Musique : du neuf avec du Vieux
Fils d’Ali Farka Touré, Vieux s’inspire du blues de son père pour mieux s’en détacher. Et flirte habilement avec le rock et le reggae dans son nouvel album, Fondo.
Le Mali musical est une grande famille, comme l’est celle des griots. Il est d’ailleurs fréquent que les deux se confondent, alimentant le terreau fertile de la créativité dans ce pays où le blues est aussi célèbre que la mosquée de Djingareyber, à Tombouctou. Un blues rugueux, ancestral, lancinant, qui s’étire à l’infini, et dont la pureté s’impose comme une évidence à l’écoute de Fondo (Six Degrees Records/Universal Music), le dernier album du Malien Brahima Ali Vieux Farka Touré, sorti en France le 28 septembre.

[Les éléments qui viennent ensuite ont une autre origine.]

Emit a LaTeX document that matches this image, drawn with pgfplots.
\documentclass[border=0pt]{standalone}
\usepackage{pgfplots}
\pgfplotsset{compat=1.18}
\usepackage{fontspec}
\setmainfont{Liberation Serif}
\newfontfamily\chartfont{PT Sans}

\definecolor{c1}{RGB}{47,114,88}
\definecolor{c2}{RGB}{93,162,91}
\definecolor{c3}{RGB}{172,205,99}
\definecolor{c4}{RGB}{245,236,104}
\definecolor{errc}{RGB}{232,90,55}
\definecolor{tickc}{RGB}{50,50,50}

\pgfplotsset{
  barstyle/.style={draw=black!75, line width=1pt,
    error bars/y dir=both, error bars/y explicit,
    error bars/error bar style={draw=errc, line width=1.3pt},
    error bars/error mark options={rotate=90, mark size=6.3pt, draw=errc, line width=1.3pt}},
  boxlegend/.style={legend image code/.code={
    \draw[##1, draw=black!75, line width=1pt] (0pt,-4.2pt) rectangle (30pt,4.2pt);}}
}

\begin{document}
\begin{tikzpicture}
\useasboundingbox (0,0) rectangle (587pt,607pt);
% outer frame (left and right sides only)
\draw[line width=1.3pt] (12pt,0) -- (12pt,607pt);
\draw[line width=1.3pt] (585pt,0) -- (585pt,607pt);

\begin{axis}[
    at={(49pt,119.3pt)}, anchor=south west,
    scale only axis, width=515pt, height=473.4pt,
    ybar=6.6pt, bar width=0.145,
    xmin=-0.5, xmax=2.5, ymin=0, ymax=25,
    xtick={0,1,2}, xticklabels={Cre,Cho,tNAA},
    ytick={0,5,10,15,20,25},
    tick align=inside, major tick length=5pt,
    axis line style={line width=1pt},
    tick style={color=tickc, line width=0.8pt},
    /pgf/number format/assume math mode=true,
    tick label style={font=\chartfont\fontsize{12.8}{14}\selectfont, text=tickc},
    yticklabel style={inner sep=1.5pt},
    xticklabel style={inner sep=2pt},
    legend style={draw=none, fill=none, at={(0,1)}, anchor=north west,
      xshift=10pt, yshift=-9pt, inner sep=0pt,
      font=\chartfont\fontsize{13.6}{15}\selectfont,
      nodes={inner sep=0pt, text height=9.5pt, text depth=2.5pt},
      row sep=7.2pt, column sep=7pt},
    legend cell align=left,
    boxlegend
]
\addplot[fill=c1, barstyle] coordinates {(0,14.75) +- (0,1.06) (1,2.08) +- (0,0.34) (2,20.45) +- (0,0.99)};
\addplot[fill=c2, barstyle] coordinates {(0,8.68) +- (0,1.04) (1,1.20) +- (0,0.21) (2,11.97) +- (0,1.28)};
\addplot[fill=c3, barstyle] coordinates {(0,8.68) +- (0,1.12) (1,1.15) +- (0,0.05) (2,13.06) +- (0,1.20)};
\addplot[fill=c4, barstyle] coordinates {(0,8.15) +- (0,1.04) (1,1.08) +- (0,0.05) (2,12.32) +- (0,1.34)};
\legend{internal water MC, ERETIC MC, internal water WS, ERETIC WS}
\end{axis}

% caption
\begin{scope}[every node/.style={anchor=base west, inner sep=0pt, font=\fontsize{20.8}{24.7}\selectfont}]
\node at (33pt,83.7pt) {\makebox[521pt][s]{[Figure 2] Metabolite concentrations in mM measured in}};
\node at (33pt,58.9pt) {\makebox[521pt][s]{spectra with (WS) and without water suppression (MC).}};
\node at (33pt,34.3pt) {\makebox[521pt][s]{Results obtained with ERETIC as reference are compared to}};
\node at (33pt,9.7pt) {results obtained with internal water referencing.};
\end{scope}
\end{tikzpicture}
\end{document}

Ce guitariste-chanteur ne ressemble en rien à son prénom. Comme dans la plus pure tradition américaine, Ali Farka Touré Jr aurait mieux collé à sa personnalité. Mais ses parents en ont décidé autrement. Les géniteurs de Vieux, parlons-en. Du père surtout. Bluesman légendaire gratifié de deux Grammy Awards, Ali Farka Touré, décédé en 2006, a légué à son fils un son, une patte, un sens du rythme.

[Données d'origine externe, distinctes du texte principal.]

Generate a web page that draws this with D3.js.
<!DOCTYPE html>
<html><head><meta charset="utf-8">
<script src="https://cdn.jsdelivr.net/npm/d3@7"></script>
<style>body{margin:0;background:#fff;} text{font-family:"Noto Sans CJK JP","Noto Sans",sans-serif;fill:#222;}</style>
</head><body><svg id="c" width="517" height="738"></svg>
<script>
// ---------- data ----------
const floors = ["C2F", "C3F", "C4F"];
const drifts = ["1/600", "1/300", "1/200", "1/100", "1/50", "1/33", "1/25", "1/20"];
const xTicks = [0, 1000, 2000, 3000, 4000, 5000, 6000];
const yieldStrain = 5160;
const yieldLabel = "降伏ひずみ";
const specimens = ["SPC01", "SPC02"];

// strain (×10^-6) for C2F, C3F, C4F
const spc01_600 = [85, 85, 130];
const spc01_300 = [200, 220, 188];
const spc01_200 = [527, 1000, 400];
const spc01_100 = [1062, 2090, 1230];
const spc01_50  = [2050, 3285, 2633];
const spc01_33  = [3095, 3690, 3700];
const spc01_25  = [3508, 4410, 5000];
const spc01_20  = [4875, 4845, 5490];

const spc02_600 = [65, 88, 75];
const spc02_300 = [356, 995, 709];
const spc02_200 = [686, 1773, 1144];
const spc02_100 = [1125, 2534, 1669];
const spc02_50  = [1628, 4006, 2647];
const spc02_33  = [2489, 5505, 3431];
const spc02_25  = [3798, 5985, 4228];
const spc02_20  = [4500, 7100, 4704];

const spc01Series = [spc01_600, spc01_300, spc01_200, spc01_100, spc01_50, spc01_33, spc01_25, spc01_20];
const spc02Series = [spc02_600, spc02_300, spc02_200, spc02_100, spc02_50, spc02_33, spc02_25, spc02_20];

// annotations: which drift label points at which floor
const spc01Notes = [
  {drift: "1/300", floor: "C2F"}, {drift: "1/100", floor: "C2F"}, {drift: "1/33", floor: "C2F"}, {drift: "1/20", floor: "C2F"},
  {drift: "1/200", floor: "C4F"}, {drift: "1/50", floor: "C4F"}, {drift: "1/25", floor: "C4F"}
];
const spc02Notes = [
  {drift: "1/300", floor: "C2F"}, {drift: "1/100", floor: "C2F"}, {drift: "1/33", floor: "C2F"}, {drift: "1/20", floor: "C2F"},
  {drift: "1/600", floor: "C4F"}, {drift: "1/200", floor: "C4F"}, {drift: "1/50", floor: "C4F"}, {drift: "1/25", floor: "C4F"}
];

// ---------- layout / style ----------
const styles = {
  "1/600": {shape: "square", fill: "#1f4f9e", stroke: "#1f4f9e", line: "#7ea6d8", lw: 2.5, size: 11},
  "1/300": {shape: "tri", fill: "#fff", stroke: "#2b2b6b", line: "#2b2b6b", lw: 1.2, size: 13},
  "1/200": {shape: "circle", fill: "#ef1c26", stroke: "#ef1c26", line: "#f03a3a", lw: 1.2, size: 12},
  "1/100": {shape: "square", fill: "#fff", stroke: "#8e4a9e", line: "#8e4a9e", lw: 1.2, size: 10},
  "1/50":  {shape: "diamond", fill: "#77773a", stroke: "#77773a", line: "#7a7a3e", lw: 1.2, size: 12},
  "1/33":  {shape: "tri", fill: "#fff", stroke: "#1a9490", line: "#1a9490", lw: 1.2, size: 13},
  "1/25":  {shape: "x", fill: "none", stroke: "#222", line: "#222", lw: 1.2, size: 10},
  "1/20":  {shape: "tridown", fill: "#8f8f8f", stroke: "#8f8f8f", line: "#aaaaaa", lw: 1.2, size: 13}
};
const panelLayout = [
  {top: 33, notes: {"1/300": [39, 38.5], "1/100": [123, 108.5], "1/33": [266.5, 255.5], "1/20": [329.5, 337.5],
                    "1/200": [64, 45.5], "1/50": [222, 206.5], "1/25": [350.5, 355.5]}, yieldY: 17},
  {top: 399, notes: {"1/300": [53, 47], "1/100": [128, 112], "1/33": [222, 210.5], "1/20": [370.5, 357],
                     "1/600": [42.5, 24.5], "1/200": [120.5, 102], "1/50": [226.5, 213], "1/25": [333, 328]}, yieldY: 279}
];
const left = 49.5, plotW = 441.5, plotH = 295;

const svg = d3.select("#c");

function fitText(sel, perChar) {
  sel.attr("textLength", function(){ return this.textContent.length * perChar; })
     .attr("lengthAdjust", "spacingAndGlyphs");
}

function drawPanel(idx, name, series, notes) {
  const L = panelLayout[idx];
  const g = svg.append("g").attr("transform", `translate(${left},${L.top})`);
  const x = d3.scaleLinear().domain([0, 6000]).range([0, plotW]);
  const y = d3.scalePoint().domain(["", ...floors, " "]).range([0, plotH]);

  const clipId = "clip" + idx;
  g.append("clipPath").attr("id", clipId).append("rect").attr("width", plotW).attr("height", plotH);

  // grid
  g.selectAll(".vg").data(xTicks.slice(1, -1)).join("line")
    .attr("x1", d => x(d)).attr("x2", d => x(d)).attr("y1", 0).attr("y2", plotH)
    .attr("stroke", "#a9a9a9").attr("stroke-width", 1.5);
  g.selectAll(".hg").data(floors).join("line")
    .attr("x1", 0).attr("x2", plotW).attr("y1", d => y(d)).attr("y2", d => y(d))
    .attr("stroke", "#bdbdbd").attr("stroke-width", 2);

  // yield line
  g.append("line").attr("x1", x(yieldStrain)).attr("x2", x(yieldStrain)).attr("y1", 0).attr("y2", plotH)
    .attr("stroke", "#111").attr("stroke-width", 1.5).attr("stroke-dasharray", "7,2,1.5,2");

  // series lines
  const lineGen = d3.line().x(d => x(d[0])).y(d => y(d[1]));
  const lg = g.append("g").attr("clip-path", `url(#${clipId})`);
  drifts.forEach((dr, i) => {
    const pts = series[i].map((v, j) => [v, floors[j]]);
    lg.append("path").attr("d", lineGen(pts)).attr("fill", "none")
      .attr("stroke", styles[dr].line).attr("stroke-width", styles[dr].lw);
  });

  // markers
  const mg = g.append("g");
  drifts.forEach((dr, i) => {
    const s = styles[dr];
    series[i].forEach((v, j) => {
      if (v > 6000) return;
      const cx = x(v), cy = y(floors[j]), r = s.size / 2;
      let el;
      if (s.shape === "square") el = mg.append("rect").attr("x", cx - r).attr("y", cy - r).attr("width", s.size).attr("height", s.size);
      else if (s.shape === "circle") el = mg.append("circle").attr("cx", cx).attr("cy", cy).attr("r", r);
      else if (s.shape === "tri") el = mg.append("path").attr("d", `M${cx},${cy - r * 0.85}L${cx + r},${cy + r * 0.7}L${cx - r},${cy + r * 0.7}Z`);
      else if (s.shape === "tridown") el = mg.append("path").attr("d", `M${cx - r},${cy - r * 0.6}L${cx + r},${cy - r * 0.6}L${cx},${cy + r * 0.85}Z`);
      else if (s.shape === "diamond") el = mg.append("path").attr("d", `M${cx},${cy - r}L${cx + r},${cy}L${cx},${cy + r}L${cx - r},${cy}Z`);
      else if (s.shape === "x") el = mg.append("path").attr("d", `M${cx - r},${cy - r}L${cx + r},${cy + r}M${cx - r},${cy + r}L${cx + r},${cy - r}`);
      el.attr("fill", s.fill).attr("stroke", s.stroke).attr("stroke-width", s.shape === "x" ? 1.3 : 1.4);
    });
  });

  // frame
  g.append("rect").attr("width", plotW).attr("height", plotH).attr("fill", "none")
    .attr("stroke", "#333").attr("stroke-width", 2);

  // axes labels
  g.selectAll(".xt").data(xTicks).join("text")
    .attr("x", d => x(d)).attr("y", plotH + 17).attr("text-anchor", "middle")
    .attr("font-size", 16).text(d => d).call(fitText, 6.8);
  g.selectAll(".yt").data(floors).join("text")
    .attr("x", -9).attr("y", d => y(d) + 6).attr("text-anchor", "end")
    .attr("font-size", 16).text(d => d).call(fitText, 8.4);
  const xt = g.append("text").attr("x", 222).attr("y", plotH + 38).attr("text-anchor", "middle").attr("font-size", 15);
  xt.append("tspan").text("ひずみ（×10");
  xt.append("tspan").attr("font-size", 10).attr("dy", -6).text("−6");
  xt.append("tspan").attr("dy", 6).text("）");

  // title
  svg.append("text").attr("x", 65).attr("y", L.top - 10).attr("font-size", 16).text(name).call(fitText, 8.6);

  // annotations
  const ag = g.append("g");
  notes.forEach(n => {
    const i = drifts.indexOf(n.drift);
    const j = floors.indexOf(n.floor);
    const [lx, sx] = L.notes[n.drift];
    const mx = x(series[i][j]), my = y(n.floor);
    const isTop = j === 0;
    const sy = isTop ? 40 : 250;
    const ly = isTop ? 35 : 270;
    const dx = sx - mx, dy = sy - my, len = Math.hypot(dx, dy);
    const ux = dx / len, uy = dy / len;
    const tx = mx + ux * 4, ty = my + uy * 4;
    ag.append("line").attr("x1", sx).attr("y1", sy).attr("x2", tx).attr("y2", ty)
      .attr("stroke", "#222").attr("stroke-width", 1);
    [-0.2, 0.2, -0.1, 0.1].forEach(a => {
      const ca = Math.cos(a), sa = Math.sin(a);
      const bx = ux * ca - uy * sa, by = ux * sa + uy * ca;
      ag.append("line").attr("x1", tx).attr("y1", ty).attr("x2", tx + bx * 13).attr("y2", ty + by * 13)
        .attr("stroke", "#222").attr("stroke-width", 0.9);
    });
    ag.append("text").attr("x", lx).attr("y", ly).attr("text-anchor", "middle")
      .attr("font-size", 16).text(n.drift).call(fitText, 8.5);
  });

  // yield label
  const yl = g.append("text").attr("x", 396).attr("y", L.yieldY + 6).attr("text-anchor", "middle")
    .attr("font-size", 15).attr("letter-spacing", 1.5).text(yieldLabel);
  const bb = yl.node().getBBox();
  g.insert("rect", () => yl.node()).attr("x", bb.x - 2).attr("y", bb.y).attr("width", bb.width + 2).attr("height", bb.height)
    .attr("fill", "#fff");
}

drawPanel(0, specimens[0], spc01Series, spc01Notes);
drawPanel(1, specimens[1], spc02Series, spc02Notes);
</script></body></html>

Tout l’art de Vieux est de s’en inspirer pour mieux s’en détacher. « Je fais la musique à partir de son feeling, explique-t-il, mais j’essaie aussi de m’en éloigner en incorporant du reggae ou du rock. » Sur Fondo, l’enfant de Niafunké, berceau des Touré à 200 km au sud de Tombouctou, continue de forger sa personnalité, balançant entre modernité et respect des canons de la musique mandingue. Ce second album respire la joie de l’improvisation. La communion entre musiciens lui confère presque la dimension du live.

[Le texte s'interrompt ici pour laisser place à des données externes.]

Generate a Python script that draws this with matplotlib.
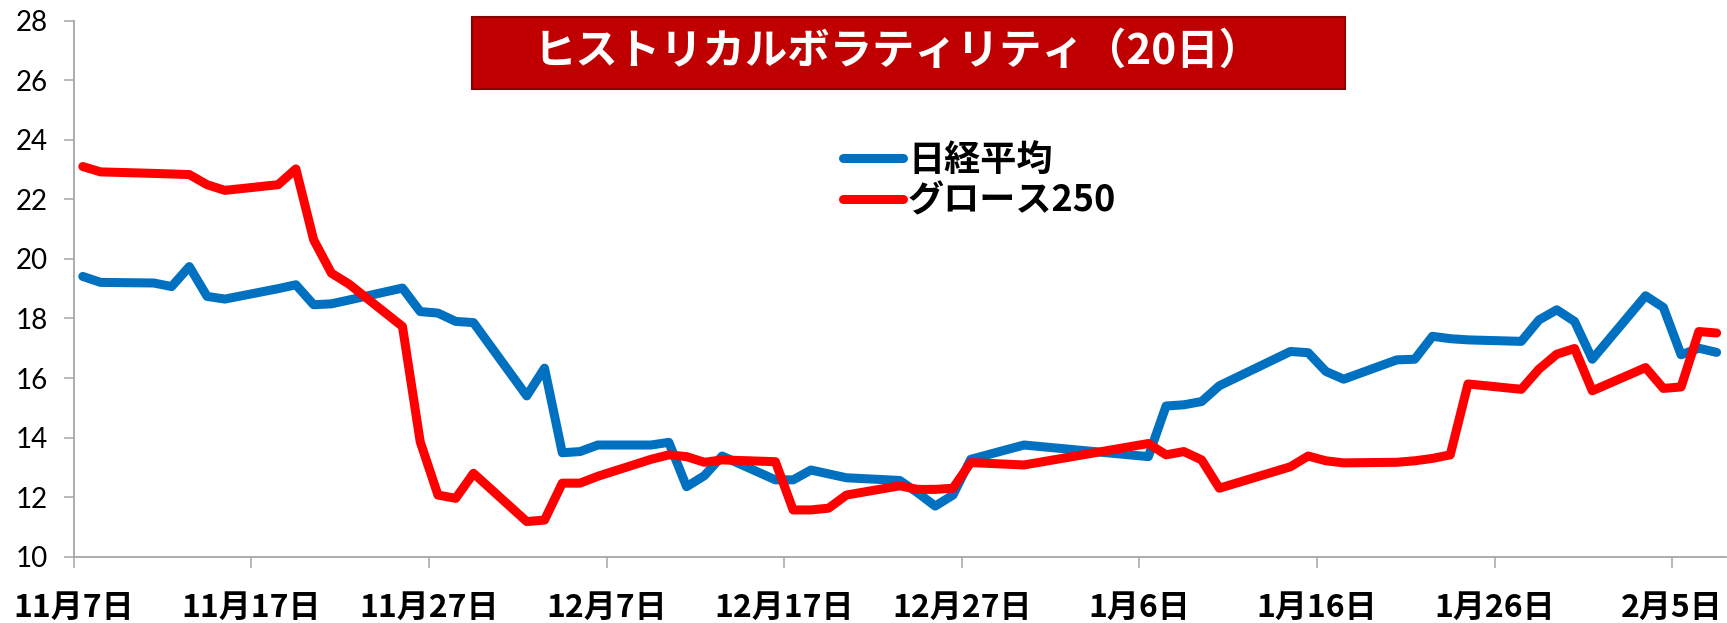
import matplotlib
matplotlib.use("Agg")
import matplotlib.pyplot as plt
import matplotlib.dates as mdates
from matplotlib.patches import Rectangle
import pandas as pd

plt.rcParams['font.family'] = ['Noto Sans CJK JP', 'DejaVu Sans']

# ---- data ----
dates = [
    "2024-11-07", "2024-11-08", "2024-11-11", "2024-11-12", "2024-11-13", "2024-11-14", "2024-11-15",
    "2024-11-18", "2024-11-19", "2024-11-20", "2024-11-21", "2024-11-22",
    "2024-11-25", "2024-11-26", "2024-11-27", "2024-11-28", "2024-11-29",
    "2024-12-02", "2024-12-03", "2024-12-04", "2024-12-05", "2024-12-06",
    "2024-12-09", "2024-12-10", "2024-12-11", "2024-12-12", "2024-12-13",
    "2024-12-16", "2024-12-17", "2024-12-18", "2024-12-19", "2024-12-20",
    "2024-12-23", "2024-12-24", "2024-12-25", "2024-12-26", "2024-12-27",
    "2024-12-30",
    "2025-01-06", "2025-01-07", "2025-01-08", "2025-01-09", "2025-01-10",
    "2025-01-14", "2025-01-15", "2025-01-16", "2025-01-17",
    "2025-01-20", "2025-01-21", "2025-01-22", "2025-01-23", "2025-01-24",
    "2025-01-27", "2025-01-28", "2025-01-29", "2025-01-30", "2025-01-31",
    "2025-02-03", "2025-02-04", "2025-02-05", "2025-02-06", "2025-02-07",
]

nikkei = [
    19.41, 19.21, 19.19, 19.07, 19.74, 18.74, 18.65,
    19.00, 19.13, 18.46, 18.49, 18.62,
    19.02, 18.23, 18.18, 17.90, 17.86,
    15.40, 16.33, 13.49, 13.53, 13.75,
    13.75, 13.84, 12.35, 12.72, 13.38,
    12.58, 12.58, 12.91, 12.78, 12.65,
    12.56, 12.15, 11.70, 12.07, 13.27,
    13.75,
    13.36, 15.06, 15.10, 15.21, 15.74,
    16.89, 16.85, 16.22, 15.96,
    16.61, 16.63, 17.40, 17.32, 17.28,
    17.23, 17.95, 18.29, 17.90, 16.63,
    18.76, 18.37, 16.78, 17.00, 16.86,
]

growth250 = [
    23.10, 22.92, 22.87, 22.85, 22.83, 22.49, 22.30,
    22.49, 23.02, 20.64, 19.52, 19.15,
    17.73, 13.86, 12.07, 11.96, 12.80,
    11.18, 11.23, 12.47, 12.47, 12.70,
    13.27, 13.42, 13.36, 13.17, 13.25,
    13.19, 11.57, 11.57, 11.63, 12.07,
    12.38, 12.26, 12.26, 12.30, 13.16,
    13.08,
    13.80, 13.42, 13.53, 13.25, 12.30,
    13.02, 13.38, 13.22, 13.15,
    13.17, 13.22, 13.30, 13.42, 15.80,
    15.62, 16.30, 16.80, 16.99, 15.57,
    16.35, 15.65, 15.70, 17.56, 17.51,
]

series_names = ["日経平均", "グロース250"]
series_colors = ["#0070C0", "#FF0000"]
title_text = "ヒストリカルボラティリティ（20日）"
x_start, x_end = "2024-11-07", "2025-02-08"
yticks = [10, 12, 14, 16, 18, 20, 22, 24, 26, 28]

# ---- figure ----
W, H = 1727, 623
fig = plt.figure(figsize=(W / 100, H / 100), dpi=100)
ax = fig.add_axes([73.9 / W, (H - 556.7) / H, (1725.5 - 73.9) / W, (556.7 - 20.6) / H])

x = pd.to_datetime(dates) + pd.Timedelta(hours=12)
for vals, name, col in zip([nikkei, growth250], series_names, series_colors):
    ax.plot(x, vals, color=col, lw=6.5, label=name,
            solid_capstyle='round', solid_joinstyle='round')

ax.set_xlim(pd.Timestamp(x_start), pd.Timestamp(x_end))
ax.set_ylim(10, 28)
ax.set_yticks(yticks)

tick_dates = pd.date_range(x_start, periods=10, freq="10D")
ax.set_xticks(tick_dates)
ax.set_xticklabels([f"{d.month}月{d.day}日" for d in tick_dates],
                   fontsize=23, fontweight='bold')

for lab in ax.get_yticklabels():
    lab.set_fontsize(20)
    lab.set_family(['Lato', 'DejaVu Sans'])

spine_col = "#A6A6A6"
for s in ['top', 'right']:
    ax.spines[s].set_visible(False)
for s in ['left', 'bottom']:
    ax.spines[s].set_color(spine_col)
    ax.spines[s].set_linewidth(1.3)
ax.tick_params(axis='y', direction='out', length=7, width=1.1, color=spine_col, pad=12)
ax.tick_params(axis='x', direction='out', length=8, width=1.1, color=spine_col, pad=17)

# title box
fig.patches.append(Rectangle((472 / W, (H - 89) / H), (1345 - 472) / W, 72 / H,
                             transform=fig.transFigure, facecolor="#C00000",
                             edgecolor="#8B0000", lw=1.5, zorder=5))
fig.text(898 / W, (H - 52) / H, title_text, color="white", fontsize=30.5,
         fontweight='bold', ha='center', va='center', zorder=6)

# legend
leg = ax.legend(loc='upper left', bbox_to_anchor=(843 / W, (H - 142) / H),
                bbox_transform=fig.transFigure, frameon=False,
                prop={'size': 26, 'weight': 'bold'},
                handlelength=1.65, handletextpad=0.15, labelspacing=0.1,
                borderpad=0, borderaxespad=0)

fig.savefig("out.png", dpi=100)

Sur les onze titres enregistrés en cinq jours à San Francisco, on retrouve de grandes figures, parmi lesquelles Toumani Diabaté, complice du père et père spirituel du fils. « Il est la mémoire vivante de notre patrimoine musical. Il accompagne obligatoirement toutes mes créations », souligne Vieux. Déjà présent sur le premier album, sorti en 2007, le maître koriste veille aux arrangements, à la beauté des compositions et à l’équilibre des sonorités. Il gratifie également Fondo d’un majestueux « Paradise » enregistré en une seule prise.
Puissant et suave
Entre les distorsions de « Samba Samba », la saturation de « Slow Jam » ou la lenteur de « Diaraby Magni », l’étendue musicale de Vieux, qui s’apprête à débuter sa tournée européenne après avoir terminé celle aux États-Unis, est là, à la fois puissante et suave. Quant aux projets, un troisième opus déjà enregistré est attendu pour le premier semestre de 2010. Vieux souhaite également créer un concept d’album où se retrouveraient tous les grands noms de la musique africaine.
Pour ceux qui ne sont pas convaincus par la musique mandingue – ses lancinances, les voix aiguës et criardes des chœurs, ses chorus de guitare sur deux accords ou ses riffs coup de poings, ce disque ne s’impose pas. Après les exploits du koriste Toumani Diabaté, la voix acidulée d’Oumou Sangaré ou celles d’Amadou et Mariam, il leur donnera même une sensation de déjà-vu. Pour les autres, pétris sous le soleil de Mopti et le ballet incessant des femmes sur le fleuve Niger, lavandières des temps modernes, Fondo se présente dans leur discothèque comme le témoignage d’une osmose parfaite entre jeunes et vieilles générations.
Vieux Farka Touré se produira le 17 novembre à la Boule Noire, à Paris.